Jasmin, ou les mille visages d’un genre en constante évolution © Flair Production
Le temps de sept épisodes de sept minutes, délivrés chaque semaine par IRL et France Télévision, Gender Derby assume sa portée éducative sans tomber pour autant dans la pédagogie outrancière. L’idée est plutôt de sensibiliser et de faire découvrir une multitude de trajectoires et d’identités queer, bien éloignées de l’image un peu « mainstream » (popularisée par Transparent, Orange is the new black et Caitlyn Jenner) de la personne transgenre pour qui l’opération chirurgicale est une finalité en soi.
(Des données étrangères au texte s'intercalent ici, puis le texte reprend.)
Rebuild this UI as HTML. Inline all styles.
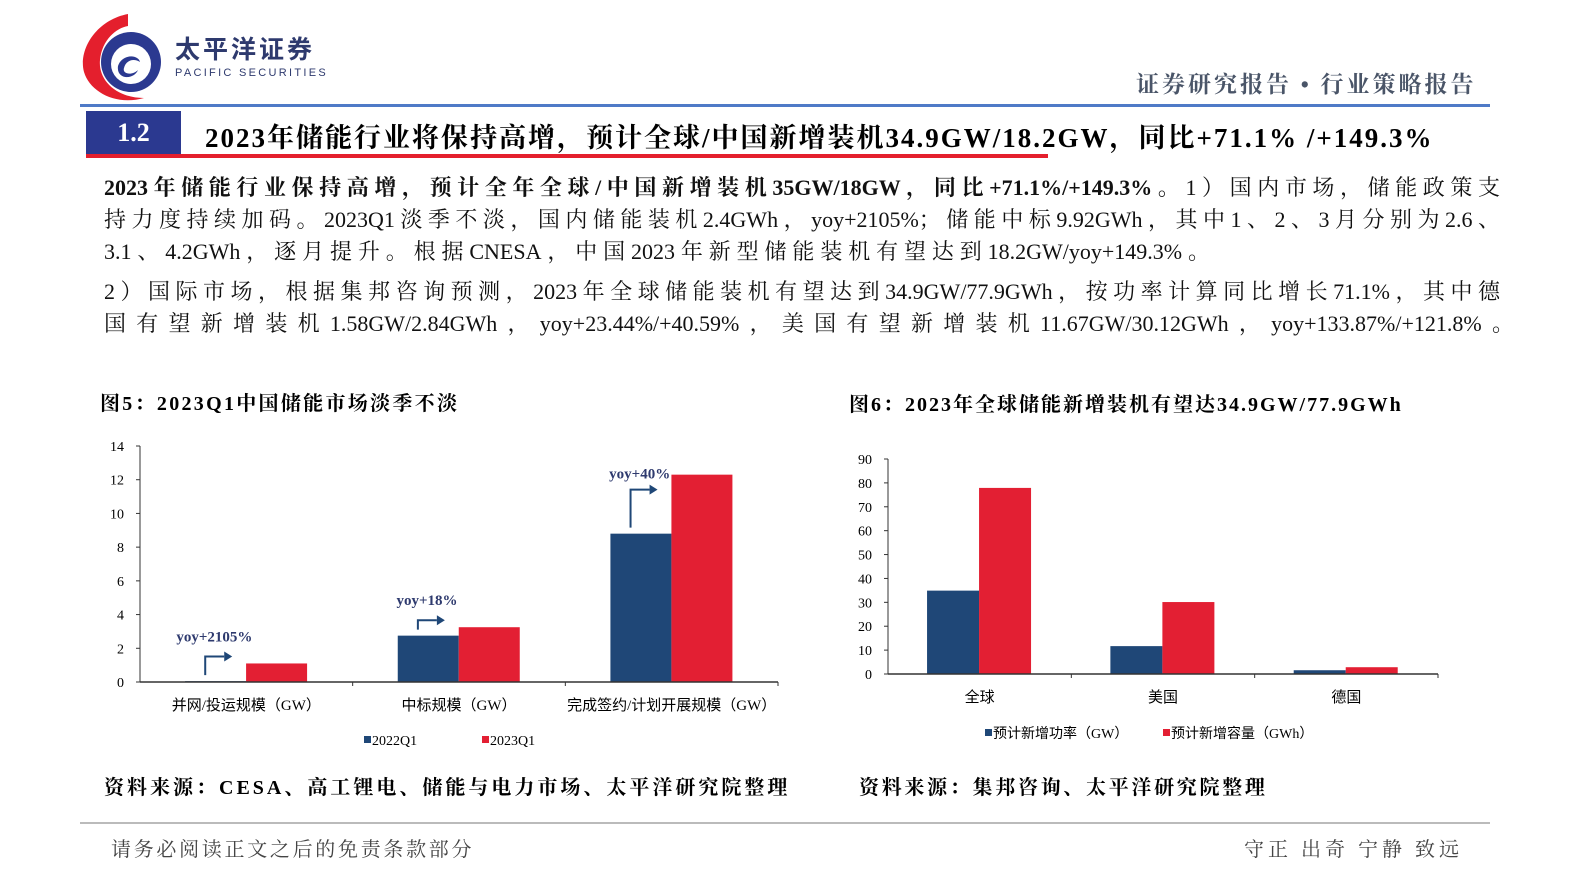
<!DOCTYPE html>
<html><head><meta charset="utf-8">
<style>
body{margin:0;width:1587px;height:892px;background:#fff;position:relative;overflow:hidden;font-family:"Liberation Serif","Noto Serif CJK SC",serif;}
.a{position:absolute;white-space:nowrap;}
.ln{position:absolute;left:104px;font-size:22px;color:#111;white-space:nowrap;text-align:justify;text-align-last:justify;}
</style></head><body>
<svg class="a" style="left:76px;top:10px" width="95" height="95">
<path d="M52 4 C20 10 2 40 8 62 C14 82 40 96 68 88 C40 88 22 70 24 50 C26 30 40 18 52 16 Z" fill="#e41f2d"/>
<circle cx="55" cy="52" r="30" fill="#2b3990"/>
<circle cx="55" cy="54" r="20" fill="#fff"/>
<path d="M42 56 C46 44 62 44 64 52 C58 48 50 50 48 58 C46 64 56 66 62 60 C58 70 40 70 42 56Z" fill="#2b3990"/>
</svg>
<div class="a" style="left:175px;top:38px;font-family:'Liberation Sans','Noto Sans CJK SC',sans-serif;font-weight:bold;font-size:25px;line-height:25px;color:#2e3a6e;letter-spacing:3px">太平洋证券</div>
<div class="a" style="left:175px;top:67px;font-family:'Liberation Sans',sans-serif;font-size:11px;line-height:12px;color:#2e3a6e;letter-spacing:2.3px">PACIFIC SECURITIES</div>
<div class="a" style="left:1136px;top:66px;font-size:23px;font-weight:bold;color:#4a5568;letter-spacing:3px">证券研究报告 • 行业策略报告</div>
<div class="a" style="left:80px;top:104px;width:1410px;height:3px;background:#4f7ac7"></div>
<div class="a" style="left:86px;top:111px;width:95px;height:44px;background:#2b3990;color:#fff;font-size:26px;font-weight:bold;text-align:center;line-height:44px">1.2</div>
<div class="a" style="left:205px;top:116px;font-size:27px;font-weight:bold;color:#000;letter-spacing:2px">2023年储能行业将保持高增，预计全球/中国新增装机34.9GW/18.2GW，同比+71.1% /+149.3%</div>
<div class="a" style="left:86px;top:154px;width:962px;height:4px;background:#e41f2d"></div>

<div class="ln" style="top:171px;width:1396px"><b>2023年储能行业保持高增，预计全年全球/中国新增装机35GW/18GW，同比+71.1%/+149.3%。</b>1）国内市场，储能政策支</div>
<div class="ln" style="top:203px;width:1396px">持力度持续加码。2023Q1淡季不淡，国内储能装机2.4GWh，yoy+2105%；储能中标9.92GWh，其中1、2、3月分别为2.6、</div>
<div class="ln" style="top:235px;width:1106px">3.1、4.2GWh，逐月提升。根据CNESA，中国2023年新型储能装机有望达到18.2GW/yoy+149.3%。</div>
<div class="ln" style="top:275px;width:1396px">2）国际市场，根据集邦咨询预测，2023年全球储能装机有望达到34.9GW/77.9GWh，按功率计算同比增长71.1%，其中德</div>
<div class="ln" style="top:307px;width:1410px">国有望新增装机1.58GW/2.84GWh，yoy+23.44%/+40.59%，美国有望新增装机11.67GW/30.12GWh，yoy+133.87%/+121.8%。</div>

<div class="a" style="left:100px;top:387px;font-size:20px;font-weight:bold;letter-spacing:2.3px">图5：2023Q1中国储能市场淡季不淡</div>
<div class="a" style="left:849px;top:388px;font-size:20px;font-weight:bold;letter-spacing:2px">图6：2023年全球储能新增装机有望达34.9GW/77.9GWh</div>

<svg class="a" id="c1" style="left:0;top:0" width="1587" height="892"></svg>

<div class="a" style="left:104px;top:771px;font-size:20px;font-weight:bold;letter-spacing:3px">资料来源：CESA、高工锂电、储能与电力市场、太平洋研究院整理</div>
<div class="a" style="left:859px;top:771px;font-size:20px;font-weight:bold;letter-spacing:2.7px">资料来源：集邦咨询、太平洋研究院整理</div>
<div class="a" style="left:80px;top:822px;width:1410px;height:2px;background:#bbb"></div>
<div class="a" style="left:111px;top:833px;font-size:20px;color:#444;letter-spacing:2.7px">请务必阅读正文之后的免责条款部分</div>
<div class="a" style="left:1244px;top:833px;font-size:20px;color:#444;letter-spacing:4px">守正 出奇 宁静 致远</div>

<script>
const cats1=["并网/投运规模（GW）","中标规模（GW）","完成签约/计划开展规模（GW）"];
const s1a=[0.05,2.75,8.8];
const s1b=[1.1,3.25,12.3];
const yoy1=["yoy+2105%","yoy+18%","yoy+40%"];
const ticks1=[0,2,4,6,8,10,12,14];
const cats2=["全球","美国","德国"];
const s2a=[34.9,11.67,1.58];
const s2b=[77.9,30.12,2.84];
const ticks2=[0,10,20,30,40,50,60,70,80,90];
const NS="http://www.w3.org/2000/svg";
const svg=document.getElementById('c1');
function mk(t,at,txt){const e=document.createElementNS(NS,t);for(const k in at)e.setAttribute(k,at[k]);if(txt!==undefined)e.textContent=txt;svg.appendChild(e);return e;}
const BLUE="#1f4777",RED="#e31f33",F="'Liberation Serif','Noto Sans CJK SC',serif";
function chart(o){
  const y=v=>o.y0-(v/o.max)*(o.y0-o.y1);
  const gw=(o.x1-o.x0)/o.cats.length;
  const ax=mk('line',{x1:o.x0,y1:o.y1,x2:o.x0,y2:o.y0,stroke:'#333','stroke-width':1});
  
  o.ticks.forEach(t=>{
    mk('line',{x1:o.x0-4,y1:y(t),x2:o.x0,y2:y(t),stroke:'#333'});
    const l=mk('text',{x:o.x0-16,y:y(t)+5,'text-anchor':'end','font-size':14,'font-family':F},t);
    
  });
  o.cats.forEach((c,i)=>{
    const gx=o.x0+gw*i, bx=gx+gw*o.off;
    const b1=mk('rect',{x:bx,y:y(o.a[i]),width:o.bw,height:o.y0-y(o.a[i]),fill:BLUE});
    
    const b2=mk('rect',{x:bx+o.bw,y:y(o.b[i]),width:o.bw,height:o.y0-y(o.b[i]),fill:RED});
    
    mk('line',{x1:gx+gw,y1:o.y0,x2:gx+gw,y2:o.y0+4,stroke:'#333'});
    const cl=mk('text',{x:gx+gw/2,y:o.y0+28,'text-anchor':'middle','font-size':15,'font-family':F},c);
    
    if(o.yoy){
      const last=i==o.cats.length-1;
      const bot=y(o.a[i])-6;
      const top=last?y(o.a[i])-44:y(o.b[i])-7;
      const ly=last?y(o.b[i])+4:top-15;
      const axx=bx+o.bw*0.33;
      const yt=mk('text',{x:bx+o.bw*0.48,y:ly,'text-anchor':'middle','font-size':15,'font-weight':'bold',fill:'#2e3a6e','font-family':F},o.yoy[i]);
      
      mk('path',{d:`M${axx} ${bot} V${top} H${axx+19}`,fill:'none',stroke:BLUE,'stroke-width':2});
      mk('path',{d:`M${axx+19} ${top-5} L${axx+27} ${top} L${axx+19} ${top+5}Z`,fill:BLUE});
    }
  });
  const xa=mk('line',{x1:o.x0,y1:o.y0,x2:o.x1,y2:o.y0,stroke:'#333','stroke-width':1.5});
  
  o.leg.forEach((t,k)=>{
    mk('rect',{x:o.lx[k],y:o.ly-9,width:7,height:7,fill:k?RED:BLUE});
    const lt=mk('text',{x:o.lx[k]+8,y:o.ly,'font-size':14,'font-family':F},t);
    
  });
}
chart({p:'fig5',x0:140,x1:778,y0:682,y1:446,max:14,ticks:ticks1,cats:cats1,a:s1a,b:s1b,bw:61,off:0.212,yoy:yoy1,leg:["2022Q1","2023Q1"],lx:[364,482],ly:745});
chart({p:'fig6',x0:888,x1:1438,y0:674,y1:459,max:90,ticks:ticks2,cats:cats2,a:s2a,b:s2b,bw:52,off:0.213,leg:["预计新增功率（GW）","预计新增容量（GWh）"],lx:[985,1163],ly:738});
</script>
</body></html>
Car la transidentité a mille visages, comme le rappelle le générique ingénieux de la série. Avec son image verticale parfaitement adaptée aux smartphones, Gender Derby est ouvertement pensée pour un visionnage en dilettante, entre deux rendez-vous ou dans les transports en commun, et prouve s’il le fallait encore que pour sensibiliser, quelques images valent parfois mieux qu’un long discours, surtout quand il est question de tolérance.
Gender Derby, créée par Camille Ducellier. Avec Jasmin, June, Chloe et l’équipe survoltée des Nasty Pêcheresses. Série documentaire. 7x7min. Diffusion chaque dimanche à 18h depuis le 9 septembre sur IRL, la plateforme VOD de France Télévision. Egalement disponible sur la chaîne Youtube d’IRL.